Abstract

This paper proposes a method to design a real-time wind turbulence simulator. The objective of such a simulator is to make dynamical models more accurate in order to develop more robust controls, especially in the case of mechanical systems operating outdoors such as tracking antennas. The models used to generate a random wind speed are based on the wind spectral characteristics rather than time domain ones. Indeed, turbulence is a stochastic and non-stationary process corresponding to the short-term component of wind and therefore is difficult to model in time domain. Wind spectral characteristics are described by the power spectral density whose approximation is used in the real-time simulator to reproduce wind behavior. The von Kármán model is the most commonly used model to approximate the power spectral density of wind turbulence. However, this model was originally designed for aircraft, and therefore for high altitudes and moving systems. In our case, tracking antennas are used under different conditions: low altitude and slow moving systems. This makes the von Kármán model less precise in middle and high range frequency.
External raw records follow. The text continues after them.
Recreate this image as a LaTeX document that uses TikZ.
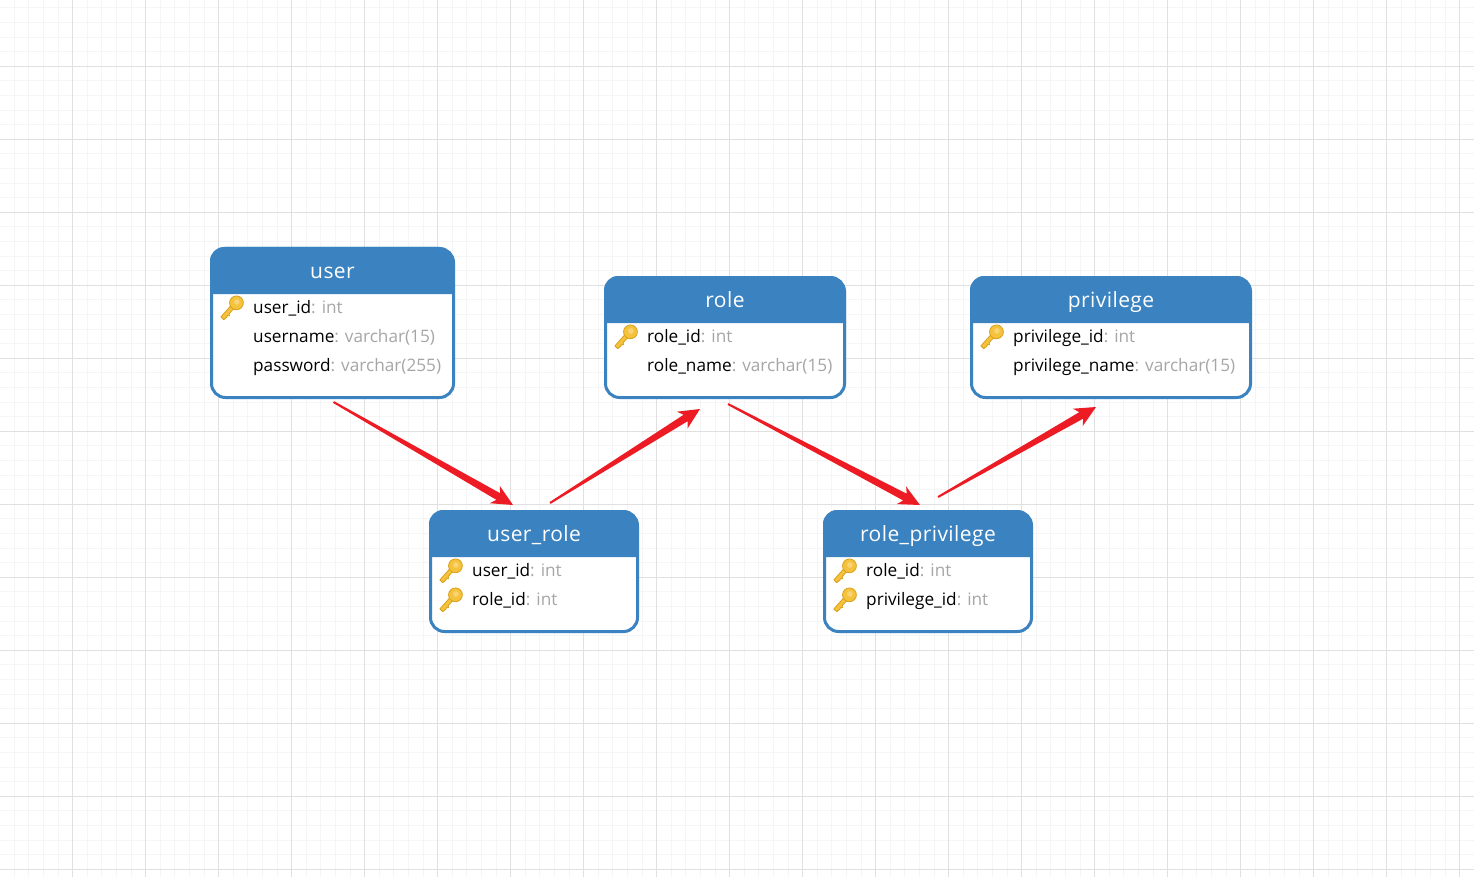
\documentclass[tikz,border=0pt]{standalone}
\usepackage{fontspec}
\setmainfont{Open Sans}
\usetikzlibrary{calc}
\definecolor{tablehead}{HTML}{3A82C0}
\definecolor{typegray}{HTML}{A6A6A6}
\definecolor{linkred}{HTML}{ED1C24}
\definecolor{gridmajor}{HTML}{E0E0E0}
\definecolor{gridminor}{HTML}{F5F5F5}
\definecolor{keyfill}{HTML}{F5C23C}
\definecolor{keyedge}{HTML}{D9A01E}
\tikzset{
  tablebox/.style={draw=tablehead,fill=white,line width=3pt,rounded corners=14pt,
    anchor=north west,inner sep=0pt},
  tabletitle/.style={text=white,font=\fontsize{21}{25}\selectfont\addfontfeature{LetterSpace=2},inner sep=0pt,anchor=base},
  columnrow/.style={text=black,font=\fontsize{17.2}{21}\selectfont,inner sep=0pt,anchor=base west},
  pics/primarykey/.style={code={
    \begin{scope}[scale=1.08]
    \fill[keyfill,draw=keyedge,line width=.8pt,line join=round]
      (-8.6,12.2) -- (-11.2,9.6) -- (-1.6,-1.2) -- (1.2,1.6) -- (-3.6,6.6) -- (-3.2,8.6) -- (-5.2,8.4) -- (-5.6,9.8) -- cycle;
    \fill[keyfill,draw=keyedge,line width=.8pt] (3.2,-3.4) circle[radius=6.4];
    \fill[keyfill!70!white] (3.6,-4.2) circle[radius=2.6];
    \end{scope}
  }}
}
% Table: name, left, top, width, height, header height, title
\newcommand{\erdtable}[7]{
  \node[tablebox,minimum width=#4pt,minimum height=#5pt] (#1) at (#2-1.5,#3-1.5) {};
  \fill[tablehead] (#2-1.5,#3+#6) [rounded corners=14pt] -- (#2-1.5,#3-1.5) -- (#2+#4-1.5,#3-1.5) [sharp corners] -- (#2+#4-1.5,#3+#6) -- cycle;
  \node[tabletitle] (#1-title) at ($(#2,#3)!.5!(#2+#4,#3)+(0,30)$) {#7};
}
% Column row: node name, left of the table, top of the table, row index, column, type
\newcommand{\erdrow}[6]{
  \node[columnrow] (#1) at (#2+41.5,#3+36+#4*29) {#5\textcolor{typegray}{: #6}};
}
\newcommand{\erdkey}[4]{
  \pic (#1) at (#2+21.5,#3+36+#4*29-7) {primarykey};
}
% Tapered link: thin at its start, with a swept arrow head at its end
\newcommand{\taperlink}[2]{
  \fill[linkred] ($(#1)!1pt!90:(#2)$)
    -- ($(#2)!17pt!(#1)!3.8pt!-90:(#1)$)
    -- ($(#2)!21pt!(#1)!10pt!-90:(#1)$)
    -- (#2)
    -- ($(#2)!21pt!(#1)!10pt!90:(#1)$)
    -- ($(#2)!17pt!(#1)!3.8pt!90:(#1)$)
    -- ($(#1)!1pt!-90:(#2)$)
    -- cycle;
}
\begin{document}
\begin{tikzpicture}[x=1pt,y=-1pt]
\useasboundingbox (0,0) rectangle (1474,877);
\fill[white] (0,0) rectangle (1474,877);
% Sheet grid
\begin{scope}
\clip (0,0) rectangle (1474,877);
\foreach \k in {0,...,101} {
  \draw[gridminor,line width=1pt] ({-0.3+14.6*\k},0) -- ({-0.3+14.6*\k},877);
}
\foreach \k in {0,...,60} {
  \draw[gridminor,line width=1pt] (0,{-6.7+14.6*\k}) -- (1474,{-6.7+14.6*\k});
}
\foreach \k in {0,...,20} {
  \draw[gridmajor,line width=1pt] ({-0.3+73*\k},0) -- ({-0.3+73*\k},877);
}
\foreach \k in {0,...,12} {
  \draw[gridmajor,line width=1pt] (0,{-6.7+73*\k}) -- (1474,{-6.7+73*\k});
}
\end{scope}

% Tables
\erdtable{user}{211.5}{248.5}{242}{149}{45.5}{user}
\erdrow{user-id}{211.5}{248.5}{1}{user\_id}{int}
\erdrow{user-name}{211.5}{248.5}{2}{username}{varchar(15)}
\erdrow{user-pass}{211.5}{248.5}{3}{password}{varchar(255)}
\erdkey{user-key}{211.5}{248.5}{1}

\erdtable{role}{605.5}{277.5}{239}{120}{45.5}{role}
\erdrow{role-id}{605.5}{277.5}{1}{role\_id}{int}
\erdrow{role-name}{605.5}{277.5}{2}{role\_name}{varchar(15)}
\erdkey{role-key}{605.5}{277.5}{1}

\erdtable{privilege}{971.5}{277.5}{279}{120}{45.5}{privilege}
\erdrow{priv-id}{971.5}{277.5}{1}{privilege\_id}{int}
\erdrow{priv-name}{971.5}{277.5}{2}{privilege\_name}{varchar(15)}
\erdkey{priv-key}{971.5}{277.5}{1}

\erdtable{userrole}{430.5}{511.5}{207}{120}{45.5}{user\_role}
\erdrow{ur-user}{430.5}{511.5}{1}{user\_id}{int}
\erdrow{ur-role}{430.5}{511.5}{2}{role\_id}{int}
\erdkey{ur-key-a}{430.5}{511.5}{1}
\erdkey{ur-key-b}{430.5}{511.5}{2}

\erdtable{roleprivilege}{824.5}{511.5}{207}{120}{45.5}{role\_privilege}
\erdrow{rp-role}{824.5}{511.5}{1}{role\_id}{int}
\erdrow{rp-priv}{824.5}{511.5}{2}{privilege\_id}{int}
\erdkey{rp-key-a}{824.5}{511.5}{1}
\erdkey{rp-key-b}{824.5}{511.5}{2}

% Link ends sit just clear of each table
\coordinate (user-out) at ($(user.south)+(1,3)$);
\coordinate (ur-in) at ($(userrole.north)+(-21,-5)$);
\coordinate (ur-out) at ($(userrole.north)+(16,-7)$);
\coordinate (role-in) at ($(role.south)+(-25,10)$);
\coordinate (role-out) at ($(role.south)+(3,5)$);
\coordinate (rp-in) at ($(roleprivilege.north)+(-8,-5)$);
\coordinate (rp-out) at ($(roleprivilege.north)+(10,-13)$);
\coordinate (priv-in) at ($(privilege.south)+(-15,8)$);

\taperlink{user-out}{ur-in}
\taperlink{ur-out}{role-in}
\taperlink{role-out}{rp-in}
\taperlink{rp-out}{priv-in}
\end{tikzpicture}
\end{document}
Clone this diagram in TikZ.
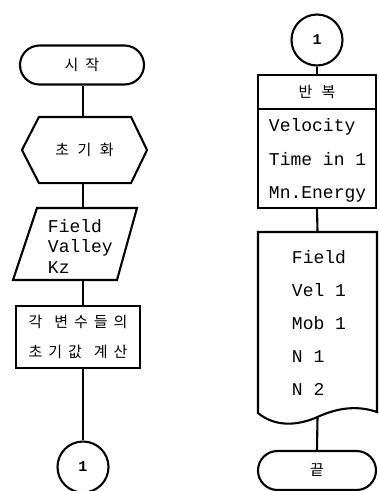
\documentclass[tikz,border=0pt]{standalone}
\usepackage{fontspec}
\newfontfamily\krf{Noto Sans CJK KR}
\newfontfamily\monof{Liberation Mono}
\newcommand\kgap{\hspace{6pt}}
\begin{document}
\begin{tikzpicture}[x=1pt,y=-1pt,line width=2.1pt,
  every node/.style={inner sep=0pt},
  term/.style={draw,rounded corners=19.5pt,minimum width=124pt,minimum height=39pt},
  conn/.style={draw,circle,minimum size=51pt,font=\monof\bfseries\fontsize{15}{16}\selectfont},
  kr/.style={font=\krf\fontsize{15}{17}\selectfont},
  tt/.style={align=left,font=\monof\fontsize{18}{20.5}\selectfont},
  ghost/.style={draw=none}]
\useasboundingbox (0,0) rectangle (379,491);
\clip (0,0) rectangle (379,491);

% left column
\node[term,kr] (start) at (82,65) {시\hspace{7pt}작};
\node[kr,ghost,minimum width=123pt,minimum height=64pt] (init) at (84.5,150) {초\hspace{8.5pt}기\hspace{8.5pt}화};
\draw (init.west) -- ([xshift=17pt]init.north west) -- ([xshift=-16pt]init.north east)
  -- (init.east) -- ([xshift=-16pt]init.south east) -- ([xshift=17pt]init.south west) -- cycle;
\node[ghost,minimum width=100pt,minimum height=72pt] (input) at (75,244) {};
\draw (37,208) -- (137,208) -- (117,280) -- (13,280) -- cycle;
\node[tt] (inputtxt) at (80.4,246) {Field\\Valley\\Kz};
\node[draw,align=center,minimum width=124pt,minimum height=62pt,
  font=\krf\fontsize{15}{30}\selectfont] (calc) at (78,337)
  {각\kgap\kgap 변\kgap 수\kgap 들\kgap 의\\초\kgap 기\kgap 값\kgap\kgap 계\kgap 산};
\node[conn] (c1) at (83,467) {1};

\draw (start.south -| c1) -- (init.north -| c1);
\draw (init.south -| c1) -- (input.north -| c1);
\draw (input.south -| c1) -- (calc.north -| c1);
\draw (calc.south -| c1) -- (c1.north);

% right column
\node[conn] (c2) at (317,40) {1};
\node[draw,kr,minimum width=118pt,minimum height=34pt] (hdr) at (317,92) {반\hspace{9pt}복};
\node[draw,minimum width=118pt,minimum height=99pt] (body) at (317,158.5) {};
\node[tt,font=\monof\fontsize{18}{33.5}\selectfont] (bodytxt) at (317.6,160.5) {Velocity\\Time in 1\\Mn.Energy};
\node[ghost,minimum width=119pt,minimum height=185pt] (doc) at (317.5,324.5) {};
\draw (258,232) -- (377,232) -- (377,412) .. controls (357,405) and (337,408) .. (317.5,417)
  .. controls (297,426) and (275,427) .. (258,413) -- cycle;
\node[tt,font=\monof\fontsize{18}{33}\selectfont] (doctxt) at (319,323) {Field\\Vel 1\\Mob 1\\N 1\\N 2};
\node[term,kr,minimum width=118pt] (end) at (317,470.5) {끝};

\draw (c2.south) -- (hdr.north);
\draw (body.south) -- (doc.north);
\draw (doc.south) -- (end.north);
\end{tikzpicture}
\end{document}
Consequently, there is a need in more accurately modeling wind turbulence under these specific conditions. As von Karman’s model expression uses fractional calculus, other models with the same range of parameter number are proposed to better approximate the wind power spectral density by using Cole-Cole and Davidson-Cole fractional models. The idea is to use shaping filters issued from these more precise fractional models to generate realistic random wind speed turbulence from a random white noise input. These filters are approximated by rational functions and their parameters are tuned in the same way as those of the von Kármán model with the same inputs (mean speed, standard deviation and length scale). If a rational model is sought, a very high number of parameters (more than six times) is needed to have the same precision as our proposed fractional Cole-Cole model which has only four parameters. Finally, an accurate turbulence wind speed generator is proposed.